$K[[X]]$ is not a finitely generated $K[X]$-module.

Solution 1:

The inclusion of rings $j:K[X] \hookrightarrow K[[X]]$ induces a map $j^\ast: \operatorname {Spec}(K[[X]])\to \operatorname {Spec}(K[X])$ between the corresponding sets of prime ideals of these rings.
If $K[[X]]$ were module-finite (or even just integral) over $K[X]$, the map $j^\ast: \operatorname {Spec}(K[[X]])\to \operatorname {Spec}(K[X])$ would be surjective: Atiyah-Macdonald, Theorem 5.10 .
But this is impossible since $K[[X]]$ (like all discrete valuation rings) has only two prime ideals, whereas $K[X]$ has infinitely many (by a variation of Euclid's proof of the infinitude of prime integers).

Solution 2:

In $K[[X]]$, the element $f=\sum_{i=0}^\infty X^i$ is an inverse of $1-X$. Since $K[X]$ is integrally closed (even a PID), $(1-X)^{-1}$ can't be integral over $K[X]$. Therefore $K[X][f] \subseteq K[[X]]$ is a not f.g submodule. Since $K[X]$ is Noetherian (by Hilbert Basis Theorem), we can conclude that $K[[X]]$ can't be finitely generated either.

Solution 3:

Inspired by the counting suggested by Hagen, here is a proof that shows $K[[X]]$ is not even of finite type over $K[X]$.

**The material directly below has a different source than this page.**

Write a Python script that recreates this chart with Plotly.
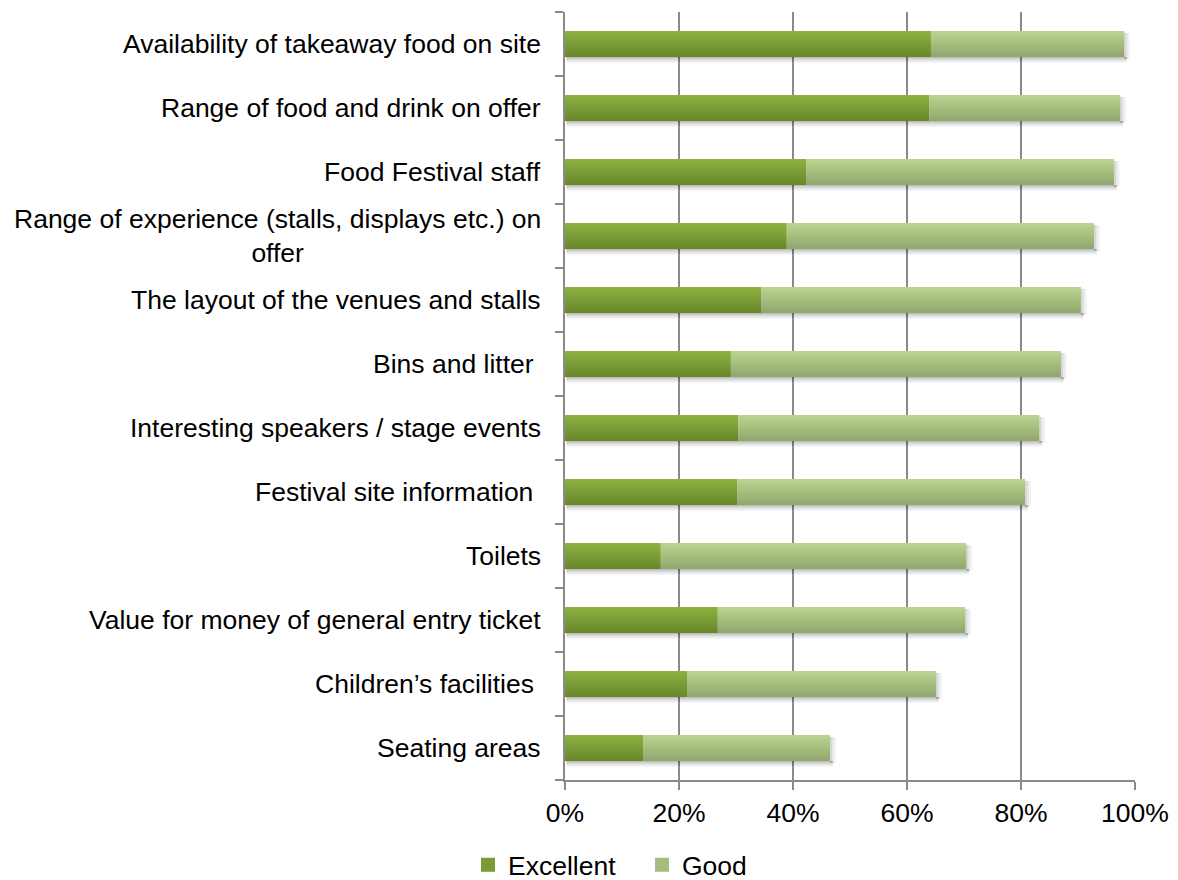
import plotly.graph_objects as go

# Satisfaction ratings for festival aspects (share of respondents)
categories = [
    "Availability of takeaway food on site",
    "Range of food and drink on offer",
    "Food Festival staff",
    "Range of experience (stalls, displays etc.) on<br>offer",
    "The layout of the venues and stalls",
    "Bins and litter\u00a0",
    "Interesting speakers / stage events",
    "Festival site information\u00a0",
    "Toilets",
    "Value for money of general entry ticket",
    "Children\u2019s facilities\u00a0",
    "Seating areas",
]
excellent = [64.2, 63.9, 42.3, 38.9, 34.4, 29.1, 30.4, 30.2, 16.8, 26.8, 21.4, 13.7]
good = [33.9, 33.5, 54.0, 53.9, 56.1, 57.9, 52.8, 50.5, 53.6, 43.4, 43.7, 32.8]
x_ticks = [0, 20, 40, 60, 80, 100]
x_tick_labels = ["0%", "20%", "40%", "60%", "80%", "100%"]

FONT = "Liberation Sans, Arial, sans-serif"
FSIZE = 26.5
BAR_W = 0.41       # bar thickness in category units
N_STRIPES = 14     # horizontal bands used to shade each bar
PX = 1 / 64        # one pixel in category units (64 px per category)

totals = [e + g for e, g in zip(excellent, good)]
idx = list(range(len(categories)))


def mix(c1, c2, t):
    return "rgb({},{},{})".format(*[round(a + (b - a) * t) for a, b in zip(c1, c2)])


fig = go.Figure()

# soft drop shadow under each bar
shadow_steps = [0.26, 0.19, 0.12, 0.07, 0.035]
off = BAR_W / 2
for alpha in shadow_steps:
    fig.add_trace(go.Bar(
        y=idx, x=[t + 0.3 for t in totals], base=[0.2] * len(idx),
        orientation="h", width=PX * 1.2, offset=off,
        marker=dict(color=f"rgba(0,0,0,{alpha})", line=dict(width=0)),
        showlegend=False, hoverinfo="skip",
    ))
    off += PX * 1.2
# shadow on the right end of each bar
for j, alpha in enumerate([0.16, 0.09, 0.045]):
    fig.add_trace(go.Bar(
        y=idx, x=[0.35] * len(idx), base=[t + 0.35 * j for t in totals],
        orientation="h", width=BAR_W, offset=-BAR_W / 2 + 2 * PX,
        marker=dict(color=f"rgba(0,0,0,{alpha})", line=dict(width=0)),
        showlegend=False, hoverinfo="skip",
    ))

series = [
    ("Excellent", excellent, [0] * len(idx), (0x8D, 0xB1, 0x40), (0x68, 0x88, 0x2C)),
    ("Good", good, excellent, (0xBA, 0xD3, 0x8F), (0x92, 0xA7, 0x6F)),
]
for name, vals, base, top_c, bot_c in series:
    h = BAR_W / N_STRIPES
    for k in range(N_STRIPES):
        t = k / (N_STRIPES - 1)
        w = h if k == N_STRIPES - 1 else h * 1.6
        fig.add_trace(go.Bar(
            y=idx, x=vals, base=base, orientation="h",
            width=w, offset=-BAR_W / 2 + k * h,
            marker=dict(color=mix(top_c, bot_c, t), line=dict(width=0)),
            showlegend=False, hoverinfo="skip",
        ))
    # legend key
    fig.add_trace(go.Scatter(
        x=[None], y=[None], mode="markers", name=name,
        marker=dict(symbol="square", size=14, color=mix(top_c, bot_c, 0.5)),
    ))

# category labels, right-aligned against the axis, multi-line labels centred
for i, c in enumerate(categories):
    fig.add_annotation(
        x=0, xref="paper", xanchor="right", xshift=-22,
        y=i, yref="y", yanchor="middle",
        text=c, showarrow=False, align="center",
        font=dict(family=FONT, size=FSIZE, color="#000000"),
    )

fig.update_layout(
    width=1178, height=880,
    margin=dict(l=565, r=43, t=12, b=100, autoexpand=False),
    barmode="overlay",
    plot_bgcolor="white", paper_bgcolor="white",
    font=dict(family=FONT, size=FSIZE, color="#000000"),
    legend=dict(
        orientation="h", x=0.545, xref="container", xanchor="center",
        y=0.017, yref="container", yanchor="middle",
        font=dict(family=FONT, size=FSIZE), itemwidth=30,
        entrywidth=129, entrywidthmode="pixels",
        traceorder="normal", itemclick=False,
    ),
    showlegend=True,
)
fig.update_xaxes(
    range=[0, 100], tickvals=x_ticks, ticktext=x_tick_labels,
    showgrid=True, gridcolor="#8a8a8a", gridwidth=2,
    showline=True, linecolor="#8a8a8a", linewidth=2,
    ticks="outside", ticklen=8, tickwidth=2, tickcolor="#8a8a8a",
    zeroline=False, tickfont=dict(family=FONT, size=FSIZE),
)
fig.update_yaxes(
    range=[len(idx) - 0.5, -0.5], tickvals=[i - 0.5 for i in idx] + [len(idx) - 0.5],
    showticklabels=False, showgrid=False, zeroline=False,
    showline=True, linecolor="#8a8a8a", linewidth=2,
    ticks="outside", ticklen=8, tickwidth=2, tickcolor="#8a8a8a",
)

fig.write_html("out.html")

First, note that this holds when $K$ is at most countable, for in this case $K[X]$ is countable while $K[[X]]$ is uncountable, and any ring of finite type over a countable ring is still countable.

Now the general case. Suppose $K[[X]]=K[X,f_1,\dots,f_n]$. Let $k$ be the field generated by the prime field of $K$ (namely $\mathbb Q$ or $\mathbb F_p$) and the (countably many) coefficients of $f_i$. Then $k$ is countable. By the above argument, $k[[X]]$ is not of finite type over $k[X]$, so there is $g\in k[[X]]$ such that $g\notin k[X,f_1,\dots,f_n]$. This means that, for any $N\in\mathbb N$, the equation

$$ g=\sum_{\alpha_i\le N\atop\deg p_\alpha\le N} p_\alpha f_1^{\alpha_1}\cdots f_n^{\alpha_n} \tag{*}$$

has no solution $p_{\alpha}\in k[X]$. This can be thought of an (infinite) system of linear equations in the finitely many (in fact $(N+1)^{n+1})$ coefficients of $p_\alpha$, whose own coefficients lie in $k$. Since it has no nonzero solution in $k$, finitely many of the equations already has no nonzero solution in $k$. Since the existence of nonzero solutions to a system of linear equations does not depend on the ground field, the same finitely many equations has no nonzero solution in the larger field $K$, and hence the system as a whole has no nonzero solution $K$. This implies that (*) is not satisfiable either in $K$. Since this is true for any $N\in\mathbb N$, $g\notin K[X,f_1,\dots,f_n]$.

Solution 4:

An alternative approach showing that $K[[X]]$ is not a finitely generated $K$-algebra, and hence not a finitely generated $K[X]$-algebra.

If a finitely generated algebra over a field is a local ring then it is artinian.

Suppose that $K[X_1,\dots,X_n]/I$ is a local ring, for some ideal $I$. Then $I$ is contained in a single maximal ideal, say $M$, so $\sqrt I=M$ (since a polynomial ring over a field is a Jacobson ring). In particular, $\dim K[X_1,\dots,X_n]/I=0$, and thus $K[X_1,\dots,X_n]/I$ is an artinian local ring.

Solution 5:

In the following context we assume everything is commutative.

Definition: A Jacobson ring is a ring where every prime ideal is an intersection of some maximal ideals.

Then we have the fact (cf. Eisenbud Commutative Algebra with a View towards Algebraic Geometry Theorem 4.19) that:

Fact (Nullstellensatz): Let $A$ be a Jacobson ring, then any finitely generated $A$-algebra is a Jacobson ring.

Now apply this result to the question.

First note that a field $K$ is obviously a Jacobson ring, by Nullstellensatz $K[X]$ is a Jacobson ring. Next note that if a local ring has more than one prime ideal, then it cannot be a Jacobson ring. Now $K[[X]]$ is a local ring with prime ideals $(X)$ and $(0)$, hence it cannot be a Jacobson ring. Hence it cannot be a finitely generated $K[X]$-algebra. (A fortiori not finite $K[X]$-module.)